Kembali ke pemeriksaan yang dilakukan penyidik, pada hari yang sama, Selasa 16 Maret, KPK juga memeriksa Ainul Faqih yang merupakan staf istri Edhy Prabowo, Iis Rosyita Dewi. Penyidik, kata Ali, mencecar Ainul untuk mendalami perihal aliran duit suap ke berbagai pihak.

"Sementara tersangka SAF (Safitri) dan tersangka APM (Andreau Pribadi Misanta) oleh Tim Penyidik KPK dilakukan konfrontir terkait dengan aliran sejumlah dana yang diterima tersangka EP (Edhy Prabowo)," ungkap Ali.

Adapun dalam kasus suap ini, Edhy Prabowo ditetapkan sebagai tersangka penerima suap bersama lima orang lainnya yaitu: Stafsus Menteri KKP Safri (SAF) dan Andreau Pribadi Misanta (APM); Pengurus PT Aero Citra Kargo (PT ACK) Siswadi (SWD); Staf istri Menteri KKP Ainul Faqih, dan Amiril Mukminin (AM).

Sementara pemberi suap adalah Direktur PT Dua Putra Perkasa Pratama (PT DPPP) Suharjito (SJT).
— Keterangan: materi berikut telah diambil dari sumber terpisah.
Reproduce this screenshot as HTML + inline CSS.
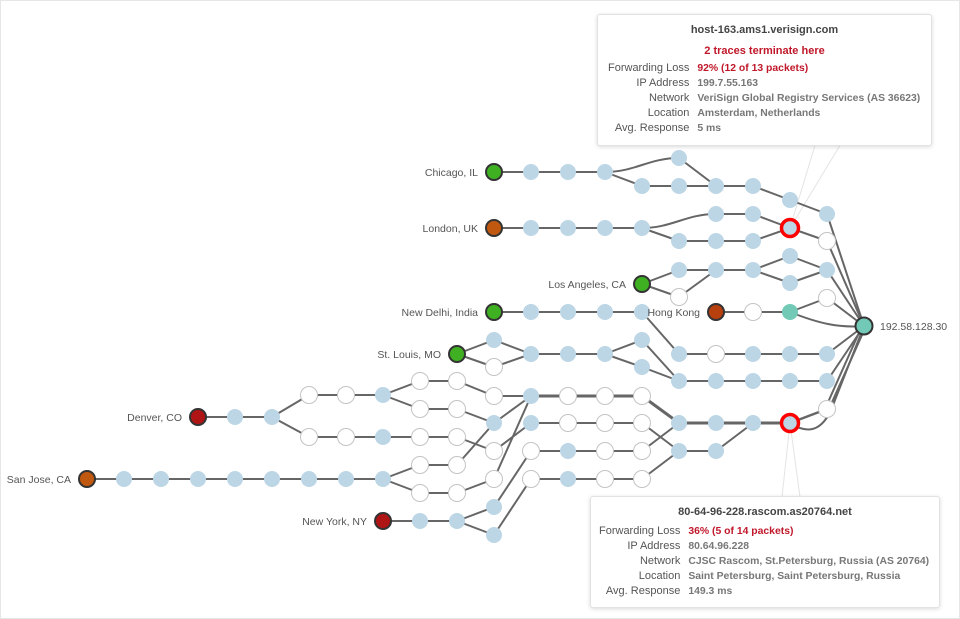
<!DOCTYPE html>
<html><head><meta charset="utf-8"><style>
html,body{margin:0;padding:0;background:#fff;}
#w{position:relative;width:958px;height:617px;border:1px solid #e6e6e6;overflow:hidden;font-family:"Liberation Sans",sans-serif;}
svg{position:absolute;left:-1px;top:-1px;}
.tip{position:absolute;background:#fff;border:1px solid #e2e2e2;border-radius:3px;box-shadow:0 1px 4px rgba(0,0,0,.15);font-size:11px;color:#555;}
.tip .h{text-align:center;font-weight:bold;color:#444;font-size:11px;}
.tip table{border-collapse:collapse;}
.tip td{padding:0;line-height:15px;white-space:nowrap;}
.tip td.k{text-align:right;padding-right:8px;color:#555;}
.tip td.v{font-weight:bold;color:#777;font-size:10.4px;}
.r{color:#c0182a !important;}
</style></head><body><div id="w">
<svg id="s" width="960" height="619" viewBox="0 0 960 619" font-family="Liberation Sans, sans-serif" font-size="10.5" fill="#555">
<g id="pointers" stroke="#e4e4e4" stroke-width="1" fill="#fff">
<polygon points="790,228 816,142 842,142"/>
<polygon points="790,423 782,497 800,497"/>
</g>
<g id="edges" stroke="#666" stroke-width="2" fill="none"></g>
<g id="nodes"></g>
<g text-anchor="end" fill="#555">
<text x="478" y="176">Chicago, IL</text>
<text x="478" y="232">London, UK</text>
<text x="626" y="288">Los Angeles, CA</text>
<text x="478" y="316">New Delhi, India</text>
<text x="700" y="316">Hong Kong</text>
<text x="441" y="358">St. Louis, MO</text>
<text x="182" y="421">Denver, CO</text>
<text x="71" y="483">San Jose, CA</text>
<text x="367" y="525">New York, NY</text>
</g>
<text x="880" y="330" fill="#555">192.58.128.30</text>
</svg>
<div class="tip" style="left:596px;top:13px;width:333px;height:130px;">
<div class="h" style="margin-top:9px;">host-163.ams1.verisign.com</div>
<div class="h r" style="margin-top:9px;">2 traces terminate here</div>
<table style="margin-top:4px;margin-left:10px;">
<tr><td class="k">Forwarding Loss</td><td class="v r">92% (12 of 13 packets)</td></tr>
<tr><td class="k">IP Address</td><td class="v">199.7.55.163</td></tr>
<tr><td class="k">Network</td><td class="v">VeriSign Global Registry Services (AS 36623)</td></tr>
<tr><td class="k">Location</td><td class="v">Amsterdam, Netherlands</td></tr>
<tr><td class="k">Avg. Response</td><td class="v">5 ms</td></tr>
</table></div>
<div class="tip" style="left:589px;top:495px;width:348px;height:110px;">
<div class="h" style="margin-top:9px;">80-64-96-228.rascom.as20764.net</div>
<table style="margin-top:6px;margin-left:8px;">
<tr><td class="k">Forwarding Loss</td><td class="v r">36% (5 of 14 packets)</td></tr>
<tr><td class="k">IP Address</td><td class="v">80.64.96.228</td></tr>
<tr><td class="k">Network</td><td class="v">CJSC Rascom, St.Petersburg, Russia (AS 20764)</td></tr>
<tr><td class="k">Location</td><td class="v">Saint Petersburg, Saint Petersburg, Russia</td></tr>
<tr><td class="k">Avg. Response</td><td class="v">149.3 ms</td></tr>
</table></div>
</div>
<script>
var NS="http://www.w3.org/2000/svg";
var E=document.getElementById("edges"),N=document.getElementById("nodes");
function L(a,b,w,curve){var p=document.createElementNS(NS,"path");
var d=curve?"M"+a[0]+","+a[1]+" C"+(a[0]+30)+","+a[1]+" "+(b[0]-30)+","+b[1]+" "+b[0]+","+b[1]:"M"+a[0]+","+a[1]+" L"+b[0]+","+b[1];
p.setAttribute("d",d);if(w)p.setAttribute("stroke-width",w);E.appendChild(p);}
function chain(pts,w){for(var i=0;i<pts.length-1;i++)L(pts[i],pts[i+1],w);}
function row(y,xs){return xs.map(function(x){return [x,y];});}
function C(x,y,t){var c=document.createElementNS(NS,"circle");c.setAttribute("cx",x);c.setAttribute("cy",y);
var r=8,f="#bcd6e6",s="none",sw=0;
if(t=="w"){f="#fff";s="#c4c4c4";sw=1;r=8.5;}
else if(t=="g"){f="#3fb022";s="#333";sw=2;}
else if(t=="o"){f="#c0580f";s="#333";sw=2;}
else if(t=="rd"){f="#b01515";s="#333";sw=2;}
else if(t=="hk"){f="#b8400f";s="#333";sw=2;}
else if(t=="tg"){f="#72c9b5";s="#333";sw=2;r=8.5;}
else if(t=="t"){f="#72c9b5";}
else if(t=="x"){f="#bcd6e6";s="#ff0000";sw=3.5;r=8.5;}
c.setAttribute("r",r);c.setAttribute("fill",f);c.setAttribute("stroke",s);c.setAttribute("stroke-width",sw);N.appendChild(c);}
var T=[864,326];
chain(row(172,[494,531,568,605]));L([605,172],[679,158],0,1);L([605,172],[642,186]);chain(row(186,[642,679,716,753]));
L([679,158],[716,186]);L([753,186],[790,200]);L([790,200],[827,214]);L([827,214],T);
chain(row(228,[494,531,568,605,642]));L([642,228],[716,214],0,1);L([642,228],[679,241]);chain(row(241,[679,716,753]));
L([716,214],[753,214]);L([753,214],[790,228]);L([753,241],[790,228]);L([790,228],[827,241]);L([827,241],T);
L([642,284],[679,270]);L([642,284],[679,297]);L([679,270],[716,270]);L([679,297],[716,270]);L([716,270],[753,270]);
L([753,270],[790,256]);L([753,270],[790,283]);L([790,256],[827,270]);L([790,283],[827,270]);L([827,270],T);
chain(row(312,[494,531,568,605,642]));L([642,312],[679,354]);
chain(row(312,[716,753,790]));L([790,312],[827,298]);L([827,298],T);
(function(){var p=document.createElementNS(NS,"path");p.setAttribute("d","M790,312 C820,324 840,328 864,326");E.appendChild(p);})();
L([457,354],[494,340]);L([457,354],[494,367]);L([494,340],[531,354]);L([494,367],[531,354]);chain(row(354,[531,568,605]));
L([605,354],[642,340]);L([605,354],[642,367]);L([642,340],[679,381]);L([642,367],[679,381]);
chain(row(354,[679,716,753,790,827]));L([827,354],T);chain(row(381,[679,716,753,790,827]));L([827,381],T);
chain(row(417,[198,235,272]));L([272,417],[309,395]);L([272,417],[309,437]);chain(row(395,[309,346,383]));
L([383,395],[420,381]);L([383,395],[420,409]);L([420,381],[457,381]);L([420,409],[457,409]);
L([457,381],[494,396]);L([457,409],[494,423]);chain(row(437,[309,346,383,420,457]));L([457,437],[494,451]);
chain(row(479,[87,124,161,198,235,272,309,346,383]));L([383,479],[420,465]);L([383,479],[420,493]);
L([420,465],[457,465]);L([420,493],[457,493]);L([457,465],[494,423]);L([457,493],[494,479]);
chain(row(521,[383,420,457]));L([457,521],[494,507]);L([457,521],[494,535]);
L([494,396],[531,396]);L([494,423],[531,396]);L([494,479],[531,396]);L([494,451],[531,423]);L([494,507],[531,451]);L([494,535],[531,479]);
chain(row(396,[531,568,605,642]),3);L([642,396],[679,423],3);
chain(row(423,[531,568,605,642]));L([642,423],[679,451]);
chain(row(451,[531,568,605,642]));L([642,451],[679,423]);
chain(row(479,[531,568,605,642]));L([642,479],[679,451]);
chain(row(423,[679,716,753,790]),3);L([679,451],[716,451]);L([716,451],[753,423]);
L([790,423],[827,409],2.5);L([825,409],[862,326]);L([829,409],[866,326]);
(function(){var p=document.createElementNS(NS,"path");p.setAttribute("d","M790,423 C810,436 825,430 835,400 L864,326");E.appendChild(p);})();
var nodes=[
[494,172,"g"],[531,172],[568,172],[605,172],[679,158],[642,186],[679,186],[716,186],[753,186],[790,200],[827,214],
[494,228,"o"],[531,228],[568,228],[605,228],[642,228],[716,214],[753,214],[679,241],[716,241],[753,241],[790,228,"x"],[827,241,"w"],
[642,284,"g"],[679,270],[679,297,"w"],[716,270],[753,270],[790,256],[790,283],[827,270],
[494,312,"g"],[531,312],[568,312],[605,312],[642,312],
[716,312,"hk"],[753,312,"w"],[790,312,"t"],[827,298,"w"],
[457,354,"g"],[494,340],[494,367,"w"],[531,354],[568,354],[605,354],[642,340],[642,367],
[679,354],[716,354,"w"],[753,354],[790,354],[827,354],[679,381],[716,381],[753,381],[790,381],[827,381],
[198,417,"rd"],[235,417],[272,417],[309,395,"w"],[346,395,"w"],[383,395],[420,381,"w"],[457,381,"w"],[420,409,"w"],[457,409,"w"],
[309,437,"w"],[346,437,"w"],[383,437],[420,437,"w"],[457,437,"w"],
[87,479,"o"],[124,479],[161,479],[198,479],[235,479],[272,479],[309,479],[346,479],[383,479],
[420,465,"w"],[457,465,"w"],[420,493,"w"],[457,493,"w"],
[494,396,"w"],[494,423],[494,451,"w"],[494,479,"w"],
[383,521,"rd"],[420,521],[457,521],[494,507],[494,535],
[531,396],[568,396,"w"],[605,396,"w"],[642,396,"w"],
[531,423],[568,423,"w"],[605,423,"w"],[642,423,"w"],
[531,451,"w"],[568,451],[605,451,"w"],[642,451,"w"],
[531,479,"w"],[568,479],[605,479,"w"],[642,479,"w"],
[679,423],[716,423],[753,423],[790,423,"x"],[679,451],[716,451],[827,409,"w"],
[864,326,"tg"]];
nodes.forEach(function(n){C(n[0],n[1],n[2]);});
</script>
</body></html>
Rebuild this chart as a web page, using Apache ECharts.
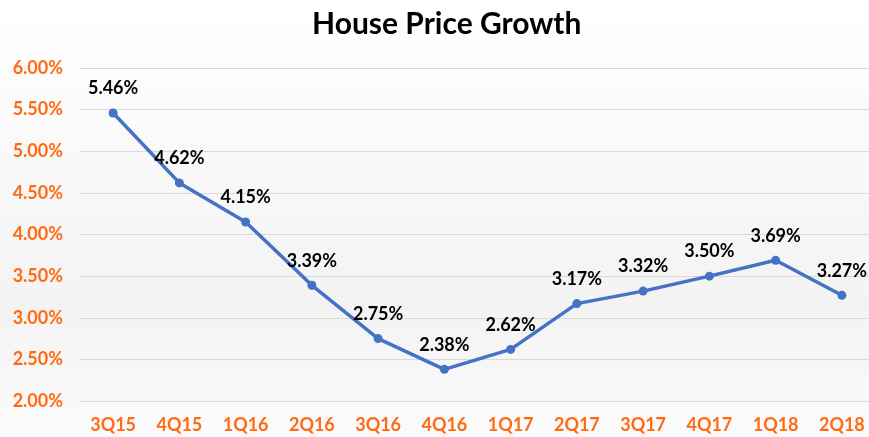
<!DOCTYPE html>
<html>
<head>
<meta charset="utf-8">
<script src="https://cdn.jsdelivr.net/npm/echarts@6/dist/echarts.min.js"></script>
<style>
  html, body { margin: 0; padding: 0; background: #fff; }
  #chart { width: 869px; height: 437px; }
</style>
</head>
<body>
<div id="chart"></div>
<script>
const categories = ['3Q15', '4Q15', '1Q16', '2Q16', '3Q16', '4Q16', '1Q17', '2Q17', '3Q17', '4Q17', '1Q18', '2Q18'];
const growth = [5.46, 4.62, 4.15, 3.39, 2.75, 2.38, 2.62, 3.17, 3.32, 3.50, 3.69, 3.27];

const chart = echarts.init(document.getElementById('chart'));

const option = {
  backgroundColor: {
    type: 'linear', x: 0, y: 0, x2: 0, y2: 1,
    colorStops: [
      { offset: 0, color: '#ffffff' },
      { offset: 0.3, color: '#fafafa' },
      { offset: 0.7, color: '#f3f3f3' },
      { offset: 1, color: '#fbfbfb' }
    ]
  },
  textStyle: { fontFamily: 'Lato, "Open Sans", sans-serif' },
  title: {
    text: 'House Price Growth',
    left: 307,
    top: 4,
    textStyle: { fontSize: 30, fontWeight: 'bold', color: '#000' }
  },
  grid: { left: 80, width: 795, top: 68, bottom: 36, outerBoundsMode: 'none', containLabel: false },
  xAxis: {
    type: 'category',
    data: categories,
    axisLine: { show: false },
    axisTick: { show: false },
    axisLabel: { color: '#FF6A13', fontWeight: 'bold', fontSize: 18, margin: 15 }
  },
  yAxis: {
    type: 'value',
    min: 2,
    max: 6,
    interval: 0.5,
    axisLabel: {
      color: '#FF6A13', fontWeight: 'bold', fontSize: 18, margin: 17,
      formatter: v => v.toFixed(2) + '%'
    },
    splitLine: { lineStyle: { color: '#d9d9d9', width: 1 } }
  },
  series: [{
    type: 'line',
    data: growth,
    symbol: 'circle',
    symbolSize: 9,
    lineStyle: { color: '#4472C4', width: 3.5 },
    itemStyle: { color: '#4472C4' },
    label: {
      show: true,
      position: 'top',
      distance: 11,
      color: '#000',
      fontWeight: 'bold',
      fontSize: 18,
      formatter: p => p.value.toFixed(2) + '%'
    }
  }]
};

chart.setOption(option);
</script>
</body>
</html>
Edhy ditetapkan sebagai tersangka karena diduga menerima suap dari perusahaan-perusahaan yang mendapat penetapan izin ekspor benih lobster menggunakan perusahaan forwarder dan ditampung dalam satu rekening hingga mencapai Rp9,8 miliar.

Dari uang ini, selanjutnya Edhy, menerima uang Rp3,4 miliar yang diperuntukkan bagi keperluannya dan istrinya yaitu Iis Rosyita Dewi, dan dua stafnya yaitu Safri dan Andreau Misanta Pribadi.

Selain itu, sekitar Mei 2020, Edhy juga diduga menerima 100 ribu dolar AS dari Suharjito melalui Safri dan Amiril.

Selanjutnya, uang ini dipergunakan untuk belanja barang mewah oleh Edhy dan istri-nya di Honolulu, AS pada 21 sampai dengan 23 November 2020 sejumlah sekitar Rp750 juta di antaranya berupa jam tangan Rolex, tas Tumi dan LV, sepeda roadbike, dan baju Old Navy.